EXERCISE:
Your task is to retype, word for word, the lines from the start of the data through the line holding "from matplotlib.ticker import MultipleLocator". Do not include the pictures.

───── RECORDS FOR THIS TASK ─────

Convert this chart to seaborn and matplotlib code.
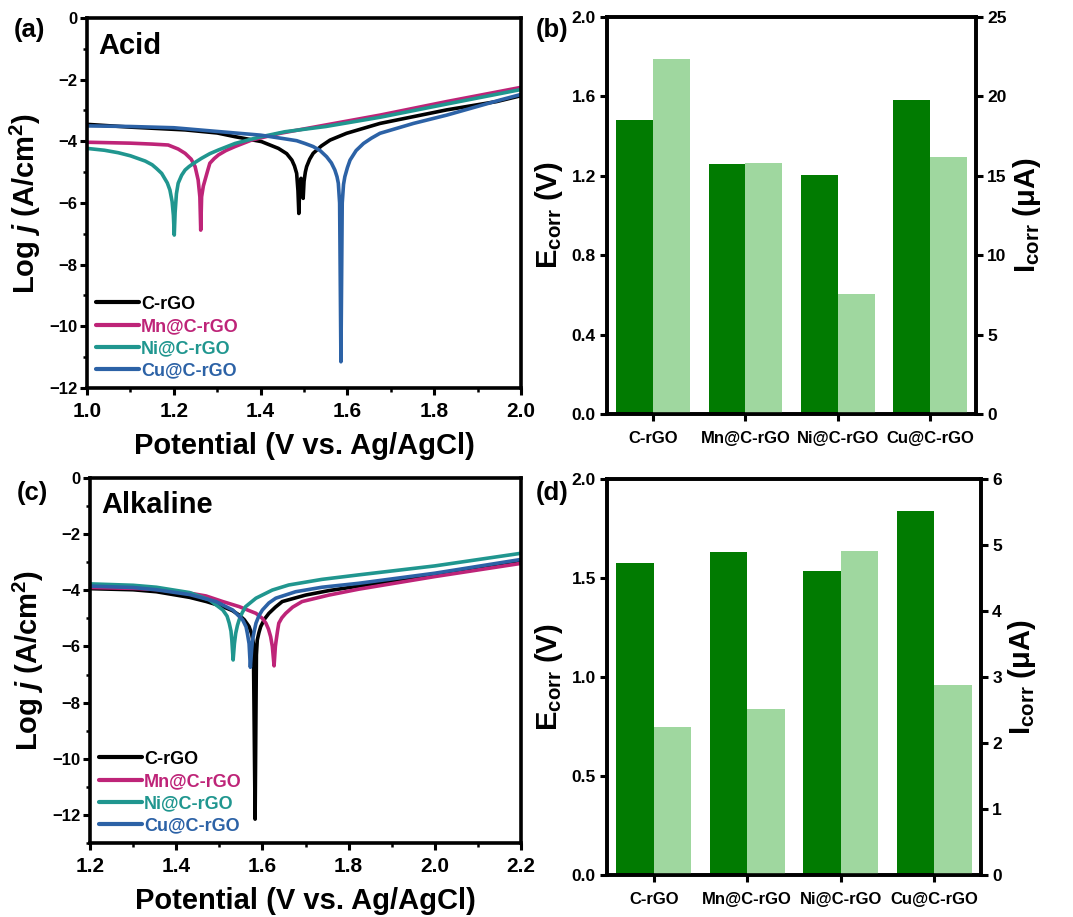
import numpy as np
import pandas as pd
import matplotlib
matplotlib.use('Agg')
import matplotlib.pyplot as plt
import seaborn as sns
from matplotlib.ticker import MultipleLocator

# ---- Tafel curves, acid (panel a) ----
acid_crgo_x = [1.00, 1.10, 1.226, 1.30, 1.341, 1.402, 1.441, 1.46, 1.472, 1.478, 1.483, 1.486, 1.488, 1.490,
               1.493, 1.496, 1.498, 1.500, 1.503, 1.506, 1.513, 1.521, 1.54, 1.56, 1.598, 1.675, 1.752, 1.829, 1.944, 2.00]
acid_crgo_y = [-3.45, -3.54, -3.63, -3.73, -3.85, -4.01, -4.23, -4.40, -4.61, -4.80, -5.04, -5.6, -6.34, -5.5,
               -5.2, -5.4, -5.85, -5.3, -5.0, -4.82, -4.58, -4.39, -4.15, -3.96, -3.74, -3.42, -3.20, -2.98, -2.71, -2.52]
acid_mn_x = [1.00, 1.10, 1.15, 1.187, 1.21, 1.226, 1.24, 1.249, 1.256, 1.260, 1.262, 1.264, 1.268, 1.272, 1.278,
             1.283, 1.293, 1.303, 1.32, 1.341, 1.379, 1.445, 1.55, 1.675, 1.829, 2.00]
acid_mn_y = [-4.03, -4.06, -4.09, -4.12, -4.25, -4.39, -4.58, -4.82, -5.25, -5.8, -6.88, -5.8, -5.45, -5.25, -4.95,
             -4.71, -4.56, -4.44, -4.30, -4.17, -3.96, -3.74, -3.47, -3.15, -2.71, -2.25]
acid_ni_x = [1.00, 1.04, 1.072, 1.10, 1.134, 1.15, 1.16, 1.172, 1.185, 1.191, 1.196, 1.199, 1.201, 1.203, 1.206,
             1.21, 1.218, 1.226, 1.235, 1.245, 1.264, 1.283, 1.303, 1.341, 1.395, 1.456, 1.55, 1.675, 1.829, 2.00]
acid_ni_y = [-4.23, -4.29, -4.37, -4.47, -4.64, -4.76, -4.88, -5.04, -5.35, -5.58, -5.95, -6.4, -7.04, -6.3, -5.7,
             -5.36, -5.1, -4.93, -4.82, -4.72, -4.55, -4.40, -4.28, -4.07, -3.87, -3.69, -3.52, -3.22, -2.79, -2.32]
acid_cu_x = [1.00, 1.10, 1.20, 1.333, 1.40, 1.456, 1.483, 1.502, 1.521, 1.537, 1.552, 1.563, 1.571, 1.576, 1.579,
             1.582, 1.585, 1.588, 1.591, 1.594, 1.600, 1.606, 1.62, 1.637, 1.655, 1.675, 1.752, 1.829, 1.952, 2.00]
acid_cu_y = [-3.50, -3.52, -3.56, -3.72, -3.80, -3.92, -3.98, -4.07, -4.17, -4.30, -4.50, -4.70, -4.93, -5.15, -5.36,
             -6.0, -11.15, -6.0, -5.4, -5.15, -4.85, -4.61, -4.30, -4.07, -3.90, -3.74, -3.42, -3.15, -2.66, -2.48]

# ---- Tafel curves, alkaline (panel c) ----
alk_crgo_x = [1.20, 1.30, 1.354, 1.431, 1.47, 1.508, 1.53, 1.546, 1.558, 1.569, 1.575, 1.579, 1.583, 1.586, 1.588,
              1.592, 1.596, 1.605, 1.615, 1.63, 1.646, 1.70, 1.754, 1.823, 2.00, 2.20]
alk_crgo_y = [-3.94, -3.98, -4.05, -4.25, -4.40, -4.58, -4.72, -4.88, -5.05, -5.29, -5.55, -5.89, -12.15, -6.3, -5.77,
              -5.5, -5.29, -5.02, -4.82, -4.6, -4.40, -4.17, -4.01, -3.85, -3.42, -2.93]
alk_mn_x = [1.20, 1.30, 1.354, 1.431, 1.469, 1.508, 1.546, 1.585, 1.60, 1.608, 1.614, 1.619, 1.623, 1.627, 1.630,
            1.632, 1.635, 1.638, 1.645, 1.654, 1.67, 1.692, 1.754, 1.823, 2.00, 2.20]
alk_mn_y = [-3.90, -3.93, -3.97, -4.10, -4.20, -4.40, -4.58, -4.82, -5.0, -5.17, -5.38, -5.65, -6.0, -6.69, -6.0,
            -5.77, -5.45, -5.17, -4.98, -4.82, -4.6, -4.40, -4.17, -3.96, -3.51, -3.04]
alk_ni_x = [1.20, 1.30, 1.354, 1.431, 1.477, 1.508, 1.518, 1.523, 1.527, 1.529, 1.532, 1.535, 1.538, 1.542, 1.546,
            1.553, 1.561, 1.585, 1.623, 1.661, 1.738, 1.823, 2.00, 2.20]
alk_ni_y = [-3.77, -3.82, -3.89, -4.08, -4.34, -4.70, -4.92, -5.17, -5.45, -5.77, -6.48, -5.9, -5.53, -5.25, -5.05,
            -4.8, -4.58, -4.28, -3.99, -3.81, -3.61, -3.45, -3.13, -2.68]
alk_cu_x = [1.20, 1.30, 1.354, 1.431, 1.492, 1.531, 1.554, 1.562, 1.565, 1.569, 1.572, 1.575, 1.577, 1.581, 1.585,
            1.592, 1.60, 1.615, 1.631, 1.677, 1.738, 1.823, 2.00, 2.20]
alk_cu_y = [-3.85, -3.90, -3.98, -4.15, -4.40, -4.70, -5.05, -5.3, -5.53, -5.9, -6.74, -6.1, -5.77, -5.45, -5.17,
            -4.9, -4.70, -4.45, -4.28, -4.05, -3.89, -3.75, -3.39, -2.90]

# ---- bar data ----
samples = ['C-rGO', 'Mn@C-rGO', 'Ni@C-rGO', 'Cu@C-rGO']
ecorr_acid = [1.48, 1.26, 1.205, 1.58]
icorr_acid = [22.35, 15.8, 7.55, 16.2]
ecorr_alk = [1.578, 1.629, 1.533, 1.84]
icorr_alk = [2.24, 2.52, 4.91, 2.88]

line_colors = ['#000000', '#be2478', '#20968f', '#2c62a6']
dark_green = '#017b01'
light_green = '#9fd79f'

sns.set_style('ticks')
plt.rcParams['font.family'] = ['Liberation Sans', 'DejaVu Sans']
plt.rcParams['font.weight'] = 'bold'
plt.rcParams['axes.labelweight'] = 'bold'
plt.rcParams['mathtext.fontset'] = 'custom'
plt.rcParams['mathtext.rm'] = 'Liberation Sans:bold'
plt.rcParams['mathtext.it'] = 'Liberation Sans:bold:italic'
plt.rcParams['mathtext.bf'] = 'Liberation Sans:bold'
for key in ['text.color', 'axes.labelcolor', 'xtick.color', 'ytick.color', 'axes.edgecolor']:
    plt.rcParams[key] = 'black'

fig = plt.figure(figsize=(10.73, 9.17), dpi=100)
ax_a = fig.add_axes([0.0811, 0.5769, 0.4045, 0.4035])
ax_b = fig.add_axes([0.5657, 0.5485, 0.344, 0.433])
ax_c = fig.add_axes([0.0839, 0.0807, 0.4017, 0.3980])
ax_d = fig.add_axes([0.5657, 0.0458, 0.3486, 0.4318])


def tafel_panel(ax, curves, xlim, ylim, title):
    for (xs, ys), col, name in zip(curves, line_colors, samples):
        sns.lineplot(x=xs, y=ys, ax=ax, color=col, lw=2.6, label=name,
                     estimator=None, sort=False)
    ax.set_xlim(*xlim)
    ax.set_ylim(*ylim)
    ax.xaxis.set_major_locator(MultipleLocator(0.2))
    ax.xaxis.set_minor_locator(MultipleLocator(0.1))
    ax.yaxis.set_major_locator(MultipleLocator(2))
    ax.yaxis.set_minor_locator(MultipleLocator(1))
    ax.xaxis.set_major_formatter(plt.FormatStrFormatter('%.1f'))
    ax.tick_params(axis='both', which='major', length=5, width=2.2, direction='out')
    ax.tick_params(axis='both', which='minor', length=3, width=1.8, direction='out')
    ax.tick_params(axis='x', labelsize=15, pad=5)
    ax.tick_params(axis='y', labelsize=12, pad=2)
    for s in ax.spines.values():
        s.set_visible(True)
        s.set_linewidth(2.6)
    ax.set_xlabel('Potential (V vs. Ag/AgCl)', fontsize=21, labelpad=8)
    ax.set_ylabel('Log $j$ (A/cm$^2$)', fontsize=21, labelpad=4)
    ax.text(0.025, 0.925, title, transform=ax.transAxes, fontsize=21,
            fontweight='bold', va='center', ha='left')
    leg = ax.legend(loc='lower left', frameon=False, fontsize=13, handlelength=2.4,
                    handletextpad=0.1, labelspacing=0.28, borderaxespad=0.1,
                    labelcolor='linecolor', bbox_to_anchor=(0.0, 0.0))
    for ln in leg.get_lines():
        ln.set_linewidth(3.0)


def bar_panel(ax, e_vals, i_vals, e_max, e_step, i_max, i_step):
    n = len(samples)
    df = pd.DataFrame({
        'sample': samples * 2,
        'kind': ['E'] * n + ['I'] * n,
        'E': list(e_vals) + [np.nan] * n,
        'I': [np.nan] * n + list(i_vals),
    })
    pal = {'E': dark_green, 'I': light_green}
    sns.barplot(data=df, x='sample', y='E', hue='kind', palette=pal, ax=ax,
                width=0.8, errorbar=None, saturation=1, linewidth=0, legend=False)
    ax2 = ax.twinx()
    sns.barplot(data=df, x='sample', y='I', hue='kind', palette=pal, ax=ax2,
                width=0.8, errorbar=None, saturation=1, linewidth=0, legend=False)
    ax.set_xlim(-0.5, 3.5)
    ax.set_ylim(0, e_max)
    ax2.set_ylim(0, i_max)
    ax.yaxis.set_major_locator(MultipleLocator(e_step))
    ax2.yaxis.set_major_locator(MultipleLocator(i_step))
    ax.yaxis.set_major_formatter(plt.FormatStrFormatter('%.1f'))
    for a in (ax, ax2):
        a.tick_params(axis='both', which='major', length=5, width=2.2, direction='out', pad=3)
        for s in a.spines.values():
            s.set_visible(True)
            s.set_linewidth(2.6)
    ax.tick_params(axis='x', pad=7)
    ax.set_xlabel('')
    ax.set_ylabel(r'E$_{\rm corr}$ (V)', fontsize=21, labelpad=5)
    ax2.set_ylabel('I$_{\\rm corr}$ (\u03bcA)', fontsize=21, labelpad=3)
    for lab in ax.get_xticklabels():
        lab.set_fontsize(12)
        lab.set_fontweight('bold')
    for lab in ax.get_yticklabels() + ax2.get_yticklabels():
        lab.set_fontsize(12.5)
        lab.set_fontweight('bold')
    return ax2


tafel_panel(ax_a, [(acid_crgo_x, acid_crgo_y), (acid_mn_x, acid_mn_y),
                   (acid_ni_x, acid_ni_y), (acid_cu_x, acid_cu_y)],
            (1.0, 2.0), (-12, 0), 'Acid')
tafel_panel(ax_c, [(alk_crgo_x, alk_crgo_y), (alk_mn_x, alk_mn_y),
                   (alk_ni_x, alk_ni_y), (alk_cu_x, alk_cu_y)],
            (1.2, 2.2), (-13, 0), 'Alkaline')
bar_panel(ax_b, ecorr_acid, icorr_acid, 2.0, 0.4, 25, 5)
bar_panel(ax_d, ecorr_alk, icorr_alk, 2.0, 0.5, 6, 1)

for lbl, (fx, fy) in zip(['(a)', '(b)', '(c)', '(d)'],
                         [(0.013, 0.967), (0.499, 0.967), (0.016, 0.462), (0.499, 0.462)]):
    fig.text(fx, fy, lbl, fontsize=18.5, fontweight='bold', va='center', ha='left')

fig.savefig('out.png', dpi=100)
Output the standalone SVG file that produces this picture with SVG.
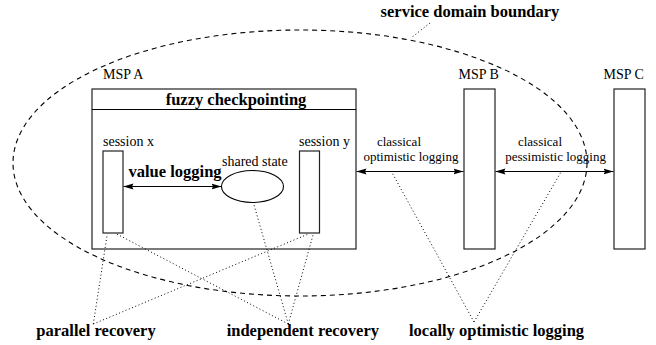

─────

WRITTEN SOLUTION:
Convert this chart to seaborn and matplotlib code.
import numpy as np
import pandas as pd
import matplotlib
matplotlib.use('Agg')
import matplotlib.pyplot as plt
import seaborn as sns
from matplotlib.ticker import MultipleLocator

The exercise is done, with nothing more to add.